OpenAI acaba de lanzar Sora, su app de video con AI para iOS, y el entusiasmo se mezcló con preocupación más rápido de lo que crea una animación. Los usuarios empezaron a recrear escenas de películas, anuncios falsos o arrestos imaginarios. Pero cruzar el mar con delfines en bicicletas no es del todo inocente: como era previsible, también hay estafadores probando suerte.
El límite entre la creatividad y el engaño se vuelve cada vez más borroso, sobre todo cuando la tecnología permite “ver” cosas que nunca ocurrieron.
EL PROBLEMA NO ES LA MENTIRA, ES LA TRANSICIÓN
Las estafas con AI no son nuevas, pero su sofisticación actual revela otra cosa: nuestra dificultad para adaptarnos. Hace poco, una madre en New York recibió una llamada donde escuchó —supuestamente— la voz de su hija secuestrada: era una clonación hecha con AI. En otros casos, deepfakes políticos han circulado en vísperas electorales.

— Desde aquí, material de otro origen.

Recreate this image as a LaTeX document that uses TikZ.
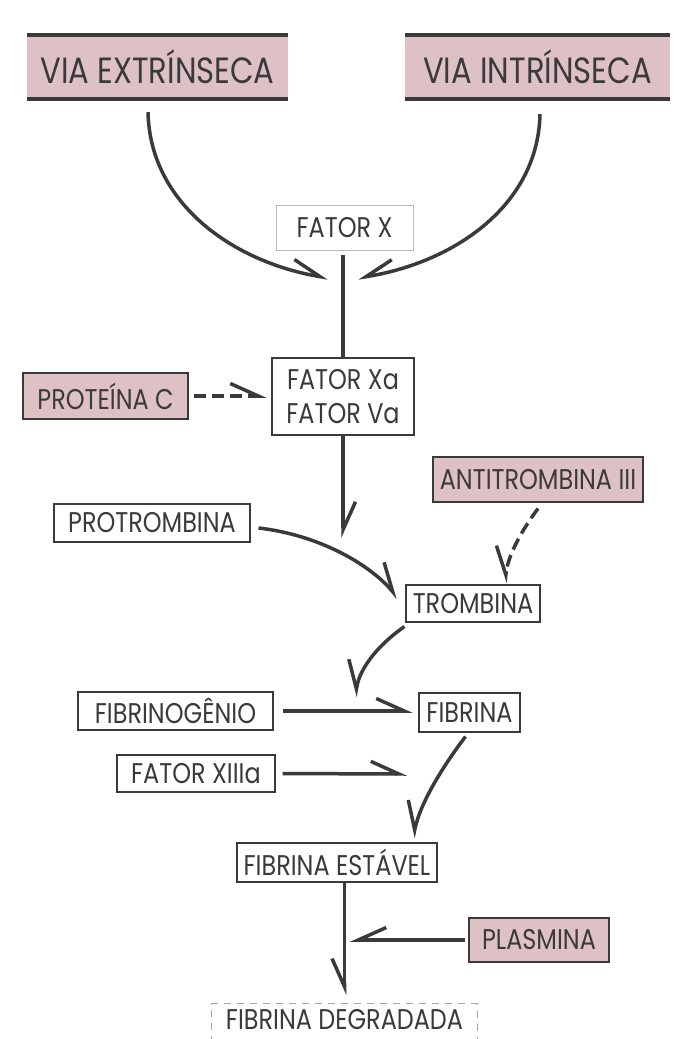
\documentclass[tikz,border=0pt]{standalone}
\usepackage{fontspec}
\setmainfont{Poppins}[FakeStretch=0.84]
\usetikzlibrary{arrows.meta,calc}
\definecolor{pinkbox}{RGB}{221,193,197}
\definecolor{ink}{RGB}{58,58,58}
\definecolor{lightframe}{RGB}{185,185,185}
\begin{document}
\begin{tikzpicture}[x=1pt,y=-1pt,
  lab/.style={font=\fontsize{28.5}{34}\selectfont, text=ink, inner sep=0pt, align=center},
  plainbox/.style={lab, draw=ink, line width=1.1pt, fill=white},
  pinknode/.style={lab, draw=ink, line width=1.1pt, fill=pinkbox},
  viabox/.style={lab, fill=pinkbox, font=\fontsize{36.5}{40}\selectfont},
  viabar/.style={draw=ink, line width=4pt},
  conn/.style={draw=ink, line width=3.5pt},
  tipL/.style={-{Straight Barb[harpoon, length=28pt, width=25pt]}},
  tipR/.style={-{Straight Barb[harpoon, swap, length=28pt, width=25pt]}},
  dashconn/.style={conn, dash pattern=on 12pt off 6pt},
  dashframe/.style={draw=gray!70, line width=1pt, dash pattern=on 7pt off 6pt},
]
\useasboundingbox (0,0) rectangle (690,1039);
\fill[white] (0,0) rectangle (690,1039);

% nodes
\node[viabox, minimum width=261pt, minimum height=64pt] (ve) at (157.5,67) {VIA EXTRÍNSECA};
\node[viabox, minimum width=265pt, minimum height=64pt] (vi) at (537.5,67) {VIA INTRÍNSECA};
\draw[viabar] (ve.north west) -- (ve.north east);
\draw[viabar] (ve.south west) -- (ve.south east);
\draw[viabar] (vi.north west) -- (vi.north east);
\draw[viabar] (vi.south west) -- (vi.south east);

\node[lab, draw=lightframe, line width=0.8pt, minimum width=137pt, minimum height=45pt] (fx) at (344.5,227.5) {FATOR X};
\node[plainbox, minimum width=142pt, minimum height=77pt] (fxa) at (343,396.5) {FATOR Xa\\FATOR Va};
\node[pinknode, minimum width=165pt, minimum height=46pt] (pc) at (105.5,396) {PROTEÍNA C};
\node[pinknode, minimum width=210pt, minimum height=45pt] (at) at (538,479.5) {ANTITROMBINA III};
\node[plainbox, minimum width=196pt, minimum height=38pt] (pt) at (152,523) {PROTROMBINA};
\node[plainbox, minimum width=134pt, minimum height=37pt] (tr) at (473,603.5) {TROMBINA};
\node[plainbox, minimum width=195pt, minimum height=38pt] (fg) at (175.5,711) {FIBRINOGÊNIO};
\node[plainbox, minimum width=101pt, minimum height=39pt] (fb) at (469.5,712.5) {FIBRINA};
\node[plainbox, minimum width=158pt, minimum height=37pt] (f13) at (196,773.5) {FATOR XIIIa};
\node[plainbox, minimum width=200pt, minimum height=39pt] (fe) at (337,862.5) {FIBRINA ESTÁVEL};
\node[pinknode, minimum width=140pt, minimum height=44pt] (pl) at (539,940) {PLASMINA};
\node[lab, minimum width=265pt, text height=20pt, text depth=0pt] (fd) at (344.5,1019) {FIBRINA DEGRADADA};
\draw[dashframe] ($(fd.south west)+(0,14)$) -- ($(fd.north west)+(0,-5)$) -- ($(fd.north east)+(0,-5)$) -- ($(fd.south east)+(0,14)$);

% free ends
\coordinate (c1) at (328,278);
\coordinate (c2) at (358,278);
\coordinate (c3) at (343,538);
\coordinate (c4) at (398,598);
\coordinate (c5) at (355,697);
\coordinate (c6) at (407,774);
\coordinate (c7) at (350,940);
\coordinate (c8) at (413,838);
\coordinate (c9) at (505,583);

% connectors
\draw[conn, tipL] ([xshift=-9.5pt,yshift=-13pt]ve.south) .. controls (150,205) and (235,262) .. (c1);
\draw[conn, tipR] ([xshift=2.5pt,yshift=-15pt]vi.south) .. controls (538,205) and (455,262) .. (c2);
\draw[conn, shorten <=5pt] (fxa.north |- fx.south) -- (fxa.north);
\draw[dashconn, tipL, shorten <=5pt, shorten >=5pt] (pc.east) -- (pc.east -| fxa.west);
\draw[conn, tipL] (fxa.south) -- (c3);
\draw[conn, tipL] ([xshift=8pt,yshift=-5pt]pt.east) .. controls (320,535) and (370,565) .. (c4);
\draw[dashconn, tipR] ([yshift=-6pt]at.south) .. controls (522,530) and (508,555) .. (c9);
\draw[conn, tipR] ([xshift=-1pt,yshift=-4pt]tr.south west) .. controls (378,645) and (360,668) .. (c5);
\draw[conn, tipL, shorten <=9pt, shorten >=6pt] (fg.east) -- (fg.east -| fb.west);
\draw[conn, tipL, shorten <=7pt] (f13.east) -- (c6);
\draw[conn, tipR] ([xshift=-4pt,yshift=-4pt]fb.south) .. controls (440,770) and (420,805) .. (c8);
\draw[conn, tipR, shorten >=14pt] (fe.south -| fd.north) -- (fd.north);
\draw[conn, tipR, shorten <=3pt] (pl.west) -- (c7);
\end{tikzpicture}
\end{document}
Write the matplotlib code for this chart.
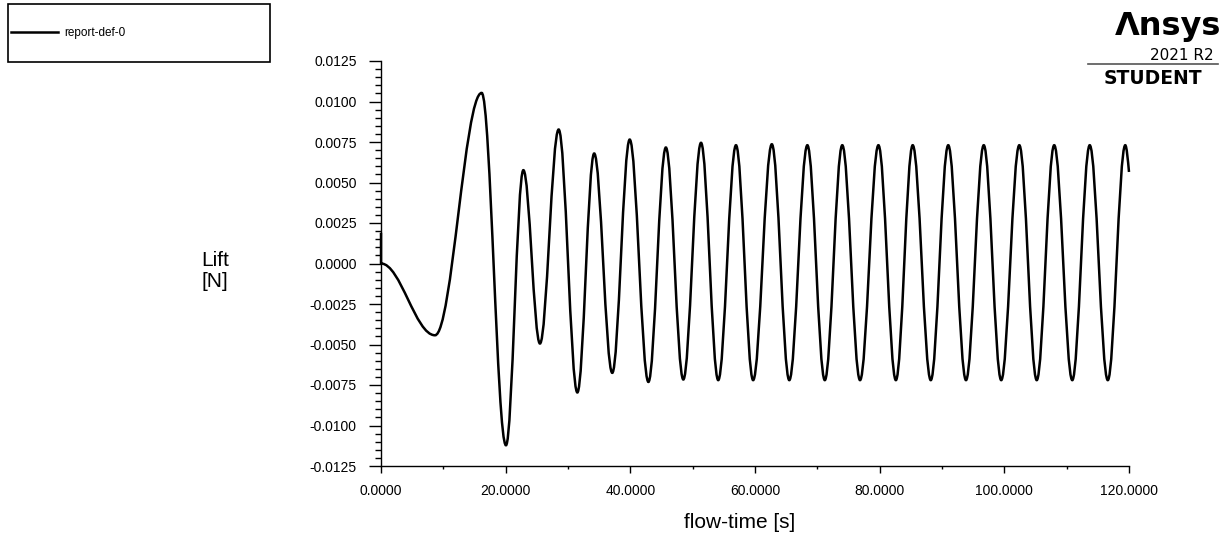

No es que la inteligencia artificial esté destruyendo la verdad con ejemplos más o menos cotidianos como esos dos, sino que avanza más rápido que nuestra capacidad para distinguirla. Y en ese desfase surgen los riesgos más grandes.
UN NUEVO CAMPO DE CONFIANZA
En medio de crisis políticas, guerras de información y paranoia digital, este parece un mal momento para perder confianza en lo que vemos. En Taiwán, por ejemplo, circularon videos falsos de bombardeos antes de las elecciones; y en EEUU ya se han detectado deepfakes de funcionarios del gobierno usados para estafas o “militares” interesados en romances.
Quizá se trate solo de una transición: una fase incómoda antes de que desarrollemos nuevos reflejos con golpes en la rodilla. Pero la pregunta es cuánto daño hará la confusión antes de que lleguemos ahí.